Onder in de koffer bevindt zich een infiltratie/drainbuis om natte gebieden voldoende droog te krijgen. Daarvoor sluit je een drain aan op het nabijgelegen regenwaterriool of oppervlaktewater. Om overstroming van de wadi tijdens sterke regenval te voorkomen kun je de wadi voorzien van slokops: overloopvoorzieningen die direct op de infiltratie/drainbuis zijn aangesloten. Als de drain en de slokop beide gevuld zijn, functioneert de wadi als een bovengrondse afvoer en stroomt het water direct en onvertraagd naar het oppervlaktewater of regenwaterriool.
Tips
Natuurvriendelijke wadi
Een gewone, beplante wadi is goed voor de natuur. Toch is er een nog ambitieuze variant: de natuurvriendelijke wadi. Deze wadi is beplant met vochtminnende planten en vraagt minder onderhoud dan een gewone wadi (waarvan het gras regelmatig gemaaid moet worden).

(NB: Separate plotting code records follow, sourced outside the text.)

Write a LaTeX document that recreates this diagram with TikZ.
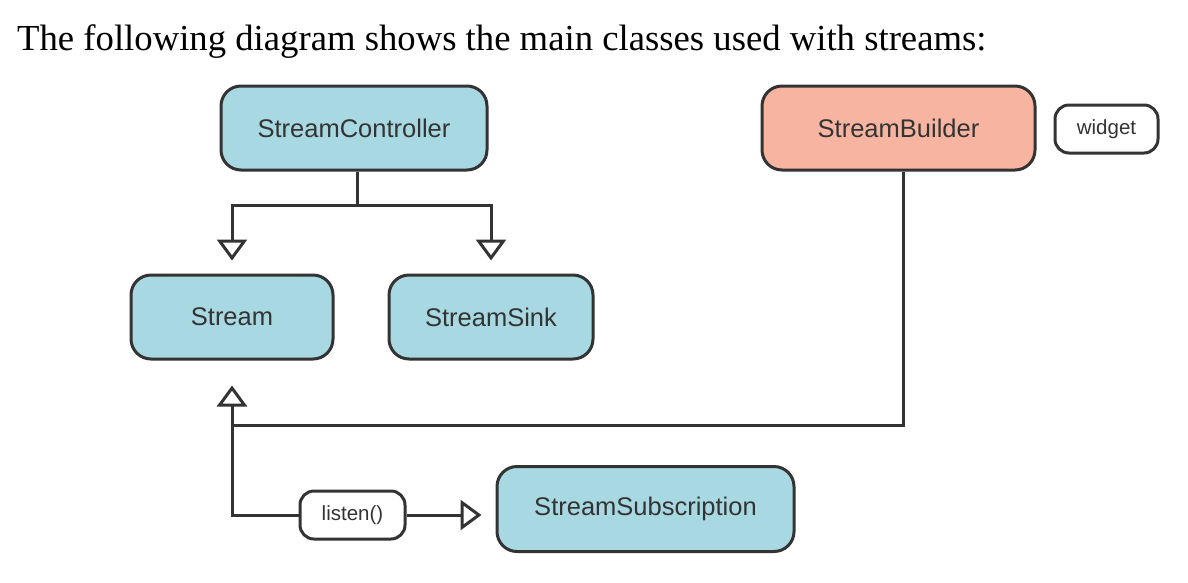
\documentclass[tikz,border=0pt]{standalone}
\usepackage{fontspec}
\setmainfont{Liberation Serif}
\newfontfamily\boxfont{Liberation Sans}
\usetikzlibrary{arrows.meta}
\definecolor{ink}{HTML}{333333}
\definecolor{boxblue}{HTML}{A8D9E2}
\definecolor{boxsalmon}{HTML}{F7B4A0}
\tikzset{
  cls/.style={draw=ink, line width=3pt, rounded corners=20pt, fill=boxblue,
    minimum height=84pt, inner sep=0pt, text=ink,
    font=\boxfont\fontsize{25.5}{30}\selectfont},
  tagbox/.style={draw=ink, line width=3pt, rounded corners=14pt, fill=white,
    minimum height=48pt, inner sep=0pt, text=ink,
    font=\boxfont\fontsize{20.5}{24}\selectfont},
  conn/.style={draw=ink, line width=3pt},
  arr/.style={conn, -{Triangle[open, length=21pt, width=30pt]}}
}
\begin{document}
\begin{tikzpicture}[x=1pt, y=-1pt]
\useasboundingbox (0,0) rectangle (1188,582);
\node[anchor=base west, inner sep=0pt, font=\fontsize{36.7}{44}\selectfont] (title) at (17,50)
  {The following diagram shows the main classes used with streams:};

\node[cls, minimum width=266pt] (SC) at (354,128) {StreamController};
\node[cls, minimum width=273pt, fill=boxsalmon] (SB) at (898.5,128) {StreamBuilder};
\node[tagbox, minimum width=103pt] (widget) at (1106.5,129) {widget};
\node[cls, minimum width=202pt] (Stream) at (232,317) {Stream};
\node[cls, minimum width=204pt] (Sink) at (491,317) {StreamSink};
\node[cls, minimum width=297pt, minimum height=85pt] (SS) at (645.5,509) {StreamSubscription};
\node[tagbox, minimum width=105pt] (listen) at (352.5,515) {listen()};

\coordinate (scj) at (357.7,205);
\coordinate (sbj) at (903.5,425);

\draw[conn] (SC.south -| scj) -- (scj);
\draw[arr, shorten >=13pt] (scj) -| (Stream.north);
\draw[arr, shorten >=13pt] (scj) -| (Sink.north);
\draw[arr, shorten >=25pt] (SB.south -| sbj) -- (sbj) -| (Stream.south);
\draw[conn] (Stream.south |- sbj) |- (listen.west);
\draw[arr, shorten >=14pt] (listen.east) -- (listen.east -| SS.west);
\end{tikzpicture}
\end{document}
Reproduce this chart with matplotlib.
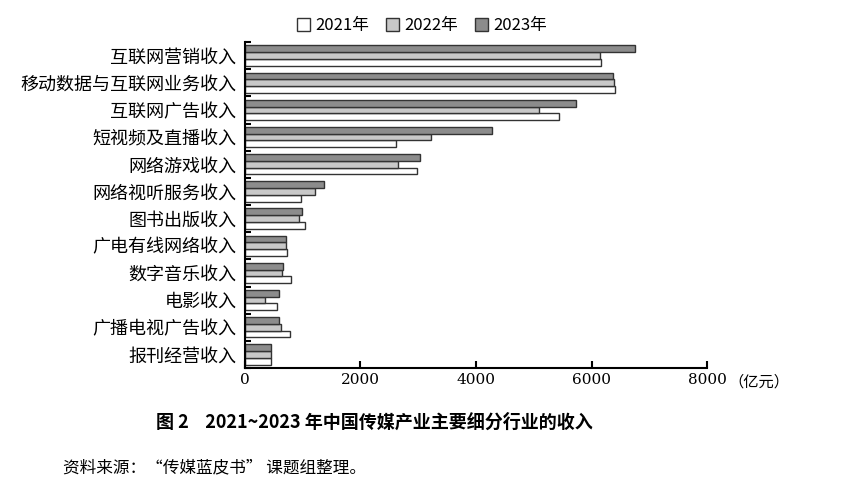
import matplotlib.pyplot as plt
import numpy as np

plt.rcParams['font.family'] = ['Noto Sans CJK SC', 'DejaVu Sans']

categories = ['互联网营销收入', '移动数据与互联网业务收入', '互联网广告收入', '短视频及直播收入',
              '网络游戏收入', '网络视听服务收入', '图书出版收入', '广电有线网络收入',
              '数字音乐收入', '电影收入', '广播电视广告收入', '报刊经营收入']
v2021 = [6160, 6400, 5430, 2620, 2980, 970, 1050, 730, 800, 550, 790, 460]
v2022 = [6140, 6390, 5090, 3220, 2650, 1210, 940, 710, 640, 350, 620, 450]
v2023 = [6750, 6370, 5730, 4280, 3030, 1370, 990, 710, 670, 600, 590, 450]
years = ['2021年', '2022年', '2023年']

fig = plt.figure(figsize=(8.44, 5), dpi=100)
ax = fig.add_axes([0.290, 0.264, 0.548, 0.652])

y = np.arange(len(categories))
h = 0.25
ax.barh(y + h, v2021, h, color='white', edgecolor='#333333', linewidth=1, label=years[0])
ax.barh(y, v2022, h, color='#c8c8c8', edgecolor='#333333', linewidth=1, label=years[1])
ax.barh(y - h, v2023, h, color='#8c8c8c', edgecolor='#333333', linewidth=1, label=years[2])

ax.set_ylim(len(categories) - 0.5, -0.5)
ax.set_xlim(0, 8000)
ax.set_yticks(y)
ax.set_yticklabels(categories, fontsize=13)
ax.set_yticks(np.arange(-0.5, len(categories), 1), minor=True)
ax.tick_params(axis='y', which='major', length=0, pad=6)
ax.tick_params(axis='y', which='minor', direction='in', length=4, width=1.5)
ax.set_xticks([0, 2000, 4000, 6000, 8000])
ax.set_xticklabels(['0', '2000', '4000', '6000', '8000'], family='DejaVu Serif', fontsize=11)
ax.tick_params(axis='x', direction='in', length=5, width=1.5)
ax.spines['top'].set_visible(False)
ax.spines['right'].set_visible(False)
ax.spines['left'].set_linewidth(1.5)
ax.spines['bottom'].set_linewidth(1.5)
ax.text(1.045, -0.018, '（亿元）', transform=ax.transAxes, ha='left', va='top', fontsize=11)

handles, labels = ax.get_legend_handles_labels()
fig.legend(handles, labels, loc='upper center', bbox_to_anchor=(0.50, 0.995), ncol=3,
           frameon=False, fontsize=12, handlelength=0.8, handleheight=0.8,
           columnspacing=1.0, handletextpad=0.3)

fig.text(0.185, 0.145, '图 2    2021~2023 年中国传媒产业主要细分行业的收入', fontsize=13, fontweight='bold')
fig.text(0.075, 0.055, '资料来源：“传媒蓝皮书” 课题组整理。', fontsize=12)

fig.savefig('out.png', dpi=100)
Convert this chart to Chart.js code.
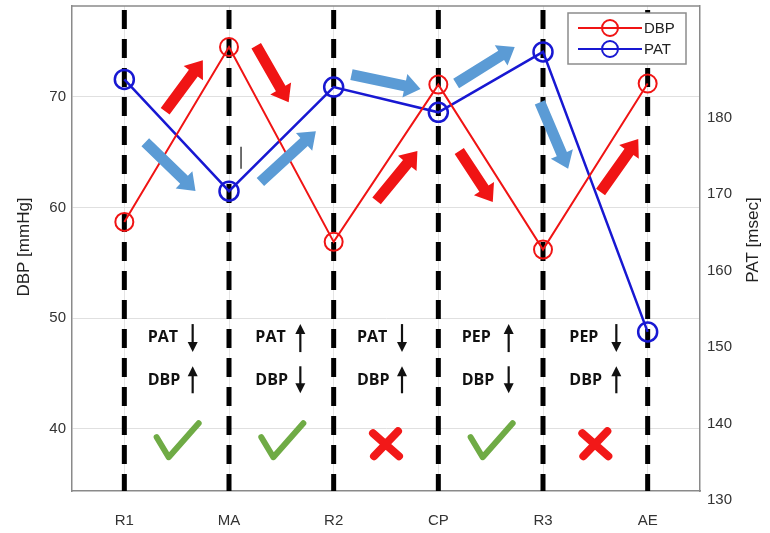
<!DOCTYPE html>
<html>
<head>
<meta charset="utf-8">
<script src="https://cdn.jsdelivr.net/npm/chart.js@4"></script>
<style>
  html, body { margin: 0; padding: 0; background: #fff; }
  #wrap { width: 770px; height: 533px; position: relative; }
</style>
</head>
<body>
<div id="wrap"><canvas id="chart"></canvas></div>
<script>
// ── DATA ──
const categories = ['R1', 'MA', 'R2', 'CP', 'R3', 'AE'];
const dbpValues  = [58.7, 74.5, 56.9, 71.1, 56.2, 71.2];
const patValues  = [185.0, 170.4, 184.0, 180.7, 188.6, 152.0];
const dbpTicks   = [40, 50, 60, 70];
const patTicks   = [130, 140, 150, 160, 170, 180];

// trend notes between stages: [label, up?]
const noteTop    = [['PAT', false], ['PAT', true], ['PAT', false], ['PEP', true], ['PEP', false]];
const noteBottom = [['DBP', true], ['DBP', false], ['DBP', true], ['DBP', false], ['DBP', true]];
const verdicts   = [true, true, false, true, false];

// block arrows, in (category index, DBP) terms: [x1, v1, x2, v2]
const redArrows = [
    [0.39, 68.7, 0.75, 73.3],
    [1.26, 74.6, 1.57, 69.5],
    [2.41, 60.6, 2.80, 65.1],
    [3.20, 65.1, 3.52, 60.5],
    [4.55, 61.4, 4.91, 66.2],
];
const blueArrows = [
    [0.20, 65.9, 0.68, 61.5],
    [1.30, 62.3, 1.83, 66.9],
    [2.17, 72.0, 2.83, 70.7],
    [3.17, 71.2, 3.73, 74.5],
    [3.97, 69.5, 4.24, 63.5],
];

const RED  = '#f01414';
const BLUE = '#1818d2';
const AXIS = '#8a8a8a';
const TXT  = '#333';
const tickFont = { family: '"Liberation Sans", Arial, sans-serif', size: 15 };

// ── DRAW HELPERS ──
function blockArrow(ctx, x1, y1, x2, y2, color) {
    const len = Math.hypot(x2 - x1, y2 - y1);
    const sw = 5.5, hw = 12, hl = 16;
    ctx.save();
    ctx.translate(x1, y1);
    ctx.rotate(Math.atan2(y2 - y1, x2 - x1));
    ctx.beginPath();
    ctx.moveTo(0, -sw);
    ctx.lineTo(len - hl, -sw);
    ctx.lineTo(len - hl, -hw);
    ctx.lineTo(len, 0);
    ctx.lineTo(len - hl, hw);
    ctx.lineTo(len - hl, sw);
    ctx.lineTo(0, sw);
    ctx.closePath();
    ctx.fillStyle = color;
    ctx.fill();
    ctx.restore();
}

function thinArrow(ctx, x, yTop, yBot, up) {
    ctx.save();
    ctx.strokeStyle = '#111';
    ctx.fillStyle = '#111';
    ctx.lineWidth = 2.2;
    ctx.beginPath();
    ctx.moveTo(x, up ? yTop + 6 : yTop);
    ctx.lineTo(x, up ? yBot : yBot - 6);
    ctx.stroke();
    const ty = up ? yTop : yBot;
    const d = up ? 1 : -1;
    ctx.beginPath();
    ctx.moveTo(x, ty);
    ctx.lineTo(x - 5, ty + d * 10);
    ctx.lineTo(x + 5, ty + d * 10);
    ctx.closePath();
    ctx.fill();
    ctx.restore();
}

function checkMark(ctx, cx, cy) {
    ctx.save();
    ctx.strokeStyle = '#6fab45';
    ctx.lineWidth = 6;
    ctx.lineJoin = 'round';
    ctx.lineCap = 'round';
    ctx.beginPath();
    ctx.moveTo(cx - 20, cy - 4);
    ctx.lineTo(cx - 8, cy + 16);
    ctx.lineTo(cx + 22, cy - 18);
    ctx.stroke();
    ctx.restore();
}

function crossMark(ctx, cx, cy) {
    ctx.save();
    ctx.strokeStyle = '#f21818';
    ctx.lineWidth = 8;
    ctx.lineCap = 'round';
    ctx.beginPath();
    ctx.moveTo(cx - 13, cy - 11);
    ctx.lineTo(cx + 13, cy + 12);
    ctx.moveTo(cx + 12, cy - 13);
    ctx.lineTo(cx - 12, cy + 12);
    ctx.stroke();
    ctx.restore();
}

// ── PLUGIN: frame, dashed stage lines, notes, legend ──
const decor = {
    id: 'decor',
    beforeDatasetsDraw(chart) {
        const { ctx, chartArea: a, scales } = chart;
        const xs = scales.x;
        ctx.save();
        ctx.strokeStyle = '#000';
        ctx.lineWidth = 5;
        ctx.setLineDash([19, 10]);
        categories.forEach((c, i) => {
            const x = xs.getPixelForValue(i);
            ctx.beginPath();
            ctx.moveTo(x, a.top + 4);
            ctx.lineTo(x, a.bottom);
            ctx.stroke();
        });
        ctx.restore();
    },
    afterDatasetsDraw(chart) {
        const { ctx, scales } = chart;
        const xs = scales.x, yl = scales.yL;
        const x0 = xs.getPixelForValue(0), step = xs.getPixelForValue(1) - x0;
        const px = i => x0 + step * i;
        const py = v => yl.getPixelForValue(v);

        redArrows.forEach(r => blockArrow(ctx, px(r[0]), py(r[1]), px(r[2]), py(r[3]), RED));
        blueArrows.forEach(r => blockArrow(ctx, px(r[0]), py(r[1]), px(r[2]), py(r[3]), '#5b9bd5'));

        // stray tick mark in the source figure
        ctx.save();
        ctx.strokeStyle = '#222';
        ctx.lineWidth = 1.3;
        ctx.beginPath();
        ctx.moveTo(px(1.115), py(65.5));
        ctx.lineTo(px(1.115), py(63.5));
        ctx.stroke();
        ctx.restore();

        // notes
        ctx.save();
        ctx.font = 'bold 16px "Open Sans", sans-serif';
        ctx.fillStyle = '#111';
        ctx.textBaseline = 'middle';
        for (let i = 0; i < noteTop.length; i++) {
            const mid = (xs.getPixelForValue(i) + xs.getPixelForValue(i + 1)) / 2;
            const tx = mid - 29 + (i === 1 || i === 4 ? 3 : 0);
            const yT = py(48.3), yB = py(44.4);
            ctx.fillText(noteTop[i][0], tx, yT);
            ctx.fillText(noteBottom[i][0], tx, yB);
            const ax = tx + (noteTop[i][0] === 'PAT' ? 45 : 47);
            thinArrow(ctx, ax, yT - 13, yT + 15, noteTop[i][1]);
            thinArrow(ctx, ax, yB - 14, yB + 13, noteBottom[i][1]);
            const cy = py(38.9);
            if (verdicts[i]) checkMark(ctx, mid, cy);
            else crossMark(ctx, mid, cy + 3);
        }
        ctx.restore();
    },
    afterDraw(chart) {
        const { ctx, chartArea: a } = chart;
        ctx.save();
        // top frame line
        ctx.strokeStyle = AXIS;
        ctx.lineWidth = 1.5;
        ctx.beginPath();
        ctx.moveTo(a.left, a.top);
        ctx.lineTo(a.right, a.top);
        ctx.stroke();

        // axis titles, both reading bottom to top
        ctx.fillStyle = '#222';
        ctx.font = '17px "Liberation Sans", Arial, sans-serif';
        ctx.textAlign = 'center';
        ctx.textBaseline = 'middle';
        [[a.left - 48, 247, 'DBP [mmHg]'], [a.right + 53, 240, 'PAT [msec]']].forEach(t => {
            ctx.save();
            ctx.translate(t[0], t[1]);
            ctx.rotate(-Math.PI / 2);
            ctx.fillText(t[2], 0, 0);
            ctx.restore();
        });

        // legend
        const lx = a.right - 132, ly = a.top + 7, lw = 118, lh = 51;
        ctx.fillStyle = '#fff';
        ctx.fillRect(lx, ly, lw, lh);
        ctx.strokeStyle = '#8c8c8c';
        ctx.lineWidth = 1.5;
        ctx.strokeRect(lx, ly, lw, lh);
        ctx.font = '15px "Liberation Sans", Arial, sans-serif';
        ctx.textAlign = 'left';
        chart.data.datasets.forEach((ds, i) => {
            const yy = ly + 15 + i * 21;
            ctx.strokeStyle = ds.borderColor;
            ctx.lineWidth = 2;
            ctx.beginPath();
            ctx.moveTo(lx + 10, yy);
            ctx.lineTo(lx + 74, yy);
            ctx.stroke();
            ctx.beginPath();
            ctx.arc(lx + 42, yy, 8, 0, Math.PI * 2);
            ctx.stroke();
            ctx.fillStyle = '#222';
            ctx.fillText(ds.label, lx + 76, yy + 1);
        });
        ctx.restore();
    }
};

const fitY = w => s => { s.width = w; s.paddingTop = 0; s.paddingBottom = 0; };

// ── CHART ──
new Chart(document.getElementById('chart'), {
    type: 'line',
    data: {
        labels: categories,
        datasets: [
            {
                label: 'DBP',
                data: dbpValues,
                yAxisID: 'yL',
                borderColor: RED,
                borderWidth: 2,
                pointRadius: 9,
                pointHoverRadius: 9,
                pointBorderWidth: 2,
                pointBackgroundColor: 'rgba(0,0,0,0)',
                tension: 0,
            },
            {
                label: 'PAT',
                data: patValues,
                yAxisID: 'yR',
                borderColor: BLUE,
                borderWidth: 2.5,
                pointRadius: 9.5,
                pointHoverRadius: 9.5,
                pointBorderWidth: 2.5,
                pointBackgroundColor: 'rgba(0,0,0,0)',
                tension: 0,
            }
        ]
    },
    options: {
        responsive: true,
        maintainAspectRatio: false,
        animation: false,
        layout: { autoPadding: false, padding: { top: 6, left: 0, right: 0, bottom: 0 } },
        plugins: { legend: { display: false }, tooltip: { enabled: false } },
        scales: {
            x: {
                offset: true,
                grid: { offset: false, color: '#e4e4e4', lineWidth: 1, drawTicks: false },
                border: { color: AXIS, width: 1.5 },
                ticks: { color: TXT, font: tickFont, padding: 21 },
                afterFit: s => { s.height = 42; s.paddingLeft = 0; s.paddingRight = 0; }
            },
            yL: {
                position: 'left',
                min: 34.4,
                max: 78.2,
                afterBuildTicks: s => { s.ticks = dbpTicks.map(v => ({ value: v })); },
                grid: { color: '#e0e0e0', lineWidth: 1, drawTicks: false },
                border: { color: AXIS, width: 1.5 },
                ticks: { color: TXT, font: tickFont, padding: 6 },
                afterFit: fitY(72)
            },
            yR: {
                position: 'right',
                min: 131.2,
                max: 194.6,
                afterBuildTicks: s => { s.ticks = patTicks.map(v => ({ value: v })); },
                grid: { display: false, drawTicks: false },
                border: { color: AXIS, width: 1.5 },
                ticks: { color: TXT, font: tickFont, padding: 7 },
                afterFit: fitY(70)
            }
        }
    },
    plugins: [decor]
});
</script>
</body>
</html>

De natuurvriendelijke wadi heeft als bijkomend voordeel dat de hoge begroeiing bijdraagt aan de biodiversiteit en de natuurbeleving. Gevarieerde beplanting zorgt bovendien voor een beter doorwortelde bodem die op de lange termijn waterdoorlatend blijft. Je kunt denken aan soorten als wilg, gelderse roos, vlier, duindoorn, sporkehout, gele kornoelje, krent en zwarte els.
Onderhoud
Wadi’s vergen onderhoud. Om dichtslibben en verontreiniging te voorkomen is het aan te raden twee keer per jaar bladafval en zwerfvuil uit de wadi te verwijderen, de slokoppen leeg te zuigen en één keer per jaar de drainage schoon te spuiten.
Met gras ingezaaide wadi’s maai je in het groeiseizoen gemiddeld eens in de twee weken, natuurlijke wadi’s twee keer per jaar. Het gras van de gewone (met gras ingezaaide) wadi hoef je niet af te voeren, het organisch materiaal van de natuurlijke wadi wel. Op jaarbasis is de gewone wadi met betrekking tot maaien vier keer zo duur in onderhoud als de natuurlijkvriendelijke wadi.